---------- Supplied information ----------

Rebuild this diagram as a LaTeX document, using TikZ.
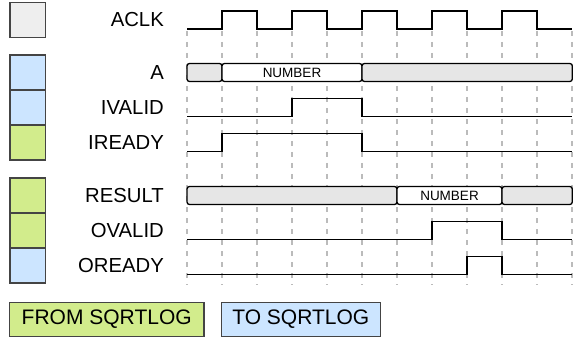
\documentclass[tikz,border=0pt]{standalone}
\usepackage{fontspec}
\setmainfont{Liberation Sans}
\definecolor{clkgray}{HTML}{EEEEEE}
\definecolor{tobl}{HTML}{CCE5FF}
\definecolor{fromgr}{HTML}{D2EC8C}
\definecolor{busgray}{HTML}{E6E6E6}
\definecolor{gridgray}{HTML}{BBBBBB}
\definecolor{boxedge}{HTML}{444444}
\begin{document}
\begin{tikzpicture}[x=1pt,y=-1pt,
  keybox/.style={draw=boxedge,line width=1.1pt},
  lbl/.style={anchor=east,font=\fontsize{20.3}{22}\selectfont,inner sep=0pt},
  legend/.style={draw=boxedge,line width=1.1pt,minimum height=34.5pt,inner sep=0pt,font=\fontsize{21}{23}\selectfont},
  grid/.style={draw=gridgray,line width=1.1pt,dash pattern=on 5pt off 6pt},
  sig/.style={draw=black,line width=1.4pt},
  bus/.style={draw=black,line width=1.3pt,rounded corners=2.5pt},
  numtxt/.style={font=\fontsize{13.5}{15}\selectfont,inner sep=0pt}]
\useasboundingbox (0,0) rectangle (573,342);
% key boxes
\draw[keybox,fill=clkgray] (10,2.5) rectangle (45.5,37.5);
\draw[keybox,fill=tobl] (10,55) rectangle (45.5,90);
\draw[keybox,fill=tobl] (10,90) rectangle (45.5,125);
\draw[keybox,fill=fromgr] (10,125) rectangle (45.5,160);
\draw[keybox,fill=fromgr] (10,178) rectangle (45.5,213);
\draw[keybox,fill=fromgr] (10,213) rectangle (45.5,248);
\draw[keybox,fill=tobl] (10,248) rectangle (45.5,283);
% labels
\node[lbl] (laclk) at (164,20) {ACLK};
\node[lbl] (la) at (164,72.5) {A};
\node[lbl] (livalid) at (164,107.5) {IVALID};
\node[lbl] (liready) at (164,142.5) {IREADY};
\node[lbl] (lresult) at (164,195.5) {RESULT};
\node[lbl] (lovalid) at (164,230.5) {OVALID};
\node[lbl] (loready) at (164,265.5) {OREADY};
% grid
\foreach \k in {0,...,11} {
  \draw[grid] ({187+35*\k},31) -- ({187+35*\k},285);
}
% clock
\draw[sig] (187,29) -- (222,29) -- (222,11) -- (257,11) -- (257,29) -- (292,29) -- (292,11) -- (327,11) -- (327,29) -- (362,29) -- (362,11) -- (397,11) -- (397,29) -- (432,29) -- (432,11) -- (467,11) -- (467,29) -- (502,29) -- (502,11) -- (537,11) -- (537,29) -- (572,29);
% A bus
\draw[bus,fill=busgray] (187,63.5) rectangle (222,81.5);
\draw[bus,fill=white] (222,63.5) rectangle (362,81.5);
\draw[bus,fill=busgray] (362,63.5) rectangle (572.3,81.5);
\node[numtxt] (anum) at (292,72.5) {NUMBER};
% IVALID
\draw[sig] (187,116.5) -- (292,116.5) -- (292,98.5) -- (362,98.5) -- (362,116.5) -- (572,116.5);
% IREADY
\draw[sig] (187,151.5) -- (222,151.5) -- (222,133.5) -- (362,133.5) -- (362,151.5) -- (572,151.5);
% RESULT bus
\draw[bus,fill=busgray] (187,186.5) rectangle (397,204.5);
\draw[bus,fill=white] (397,186.5) rectangle (502,204.5);
\draw[bus,fill=busgray] (502,186.5) rectangle (572.3,204.5);
\node[numtxt] (rnum) at (449.5,195.5) {NUMBER};
% OVALID
\draw[sig] (187,239.5) -- (432,239.5) -- (432,221.5) -- (502,221.5) -- (502,239.5) -- (572,239.5);
% OREADY
\draw[sig] (187,274.5) -- (467,274.5) -- (467,256.5) -- (502,256.5) -- (502,274.5) -- (572,274.5);
% legend
\node[legend,fill=fromgr,minimum width=194.5pt] (lgfrom) at (106.7,319.5) {FROM SQRTLOG};
\node[legend,fill=tobl,minimum width=159.5pt] (lgto) at (300.8,319.5) {TO SQRTLOG};
\end{tikzpicture}
\end{document}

----------

- [Written task]
Write out again every line above exactly as given; the pictures do not belong in the copy.

- [The response]
Rebuild this diagram as a LaTeX document, using TikZ.
\documentclass[tikz,border=0pt]{standalone}
\usepackage{fontspec}
\setmainfont{Liberation Sans}
\definecolor{clkgray}{HTML}{EEEEEE}
\definecolor{tobl}{HTML}{CCE5FF}
\definecolor{fromgr}{HTML}{D2EC8C}
\definecolor{busgray}{HTML}{E6E6E6}
\definecolor{gridgray}{HTML}{BBBBBB}
\definecolor{boxedge}{HTML}{444444}
\begin{document}
\begin{tikzpicture}[x=1pt,y=-1pt,
  keybox/.style={draw=boxedge,line width=1.1pt},
  lbl/.style={anchor=east,font=\fontsize{20.3}{22}\selectfont,inner sep=0pt},
  legend/.style={draw=boxedge,line width=1.1pt,minimum height=34.5pt,inner sep=0pt,font=\fontsize{21}{23}\selectfont},
  grid/.style={draw=gridgray,line width=1.1pt,dash pattern=on 5pt off 6pt},
  sig/.style={draw=black,line width=1.4pt},
  bus/.style={draw=black,line width=1.3pt,rounded corners=2.5pt},
  numtxt/.style={font=\fontsize{13.5}{15}\selectfont,inner sep=0pt}]
\useasboundingbox (0,0) rectangle (573,342);
% key boxes
\draw[keybox,fill=clkgray] (10,2.5) rectangle (45.5,37.5);
\draw[keybox,fill=tobl] (10,55) rectangle (45.5,90);
\draw[keybox,fill=tobl] (10,90) rectangle (45.5,125);
\draw[keybox,fill=fromgr] (10,125) rectangle (45.5,160);
\draw[keybox,fill=fromgr] (10,178) rectangle (45.5,213);
\draw[keybox,fill=fromgr] (10,213) rectangle (45.5,248);
\draw[keybox,fill=tobl] (10,248) rectangle (45.5,283);
% labels
\node[lbl] (laclk) at (164,20) {ACLK};
\node[lbl] (la) at (164,72.5) {A};
\node[lbl] (livalid) at (164,107.5) {IVALID};
\node[lbl] (liready) at (164,142.5) {IREADY};
\node[lbl] (lresult) at (164,195.5) {RESULT};
\node[lbl] (lovalid) at (164,230.5) {OVALID};
\node[lbl] (loready) at (164,265.5) {OREADY};
% grid
\foreach \k in {0,...,11} {
  \draw[grid] ({187+35*\k},31) -- ({187+35*\k},285);
}
% clock
\draw[sig] (187,29) -- (222,29) -- (222,11) -- (257,11) -- (257,29) -- (292,29) -- (292,11) -- (327,11) -- (327,29) -- (362,29) -- (362,11) -- (397,11) -- (397,29) -- (432,29) -- (432,11) -- (467,11) -- (467,29) -- (502,29) -- (502,11) -- (537,11) -- (537,29) -- (572,29);
% A bus
\draw[bus,fill=busgray] (187,63.5) rectangle (222,81.5);
\draw[bus,fill=white] (222,63.5) rectangle (362,81.5);
\draw[bus,fill=busgray] (362,63.5) rectangle (572.3,81.5);
\node[numtxt] (anum) at (292,72.5) {NUMBER};
% IVALID
\draw[sig] (187,116.5) -- (292,116.5) -- (292,98.5) -- (362,98.5) -- (362,116.5) -- (572,116.5);
% IREADY
\draw[sig] (187,151.5) -- (222,151.5) -- (222,133.5) -- (362,133.5) -- (362,151.5) -- (572,151.5);
% RESULT bus
\draw[bus,fill=busgray] (187,186.5) rectangle (397,204.5);
\draw[bus,fill=white] (397,186.5) rectangle (502,204.5);
\draw[bus,fill=busgray] (502,186.5) rectangle (572.3,204.5);
\node[numtxt] (rnum) at (449.5,195.5) {NUMBER};
% OVALID
\draw[sig] (187,239.5) -- (432,239.5) -- (432,221.5) -- (502,221.5) -- (502,239.5) -- (572,239.5);
% OREADY
\draw[sig] (187,274.5) -- (467,274.5) -- (467,256.5) -- (502,256.5) -- (502,274.5) -- (572,274.5);
% legend
\node[legend,fill=fromgr,minimum width=194.5pt] (lgfrom) at (106.7,319.5) {FROM SQRTLOG};
\node[legend,fill=tobl,minimum width=159.5pt] (lgto) at (300.8,319.5) {TO SQRTLOG};
\end{tikzpicture}
\end{document}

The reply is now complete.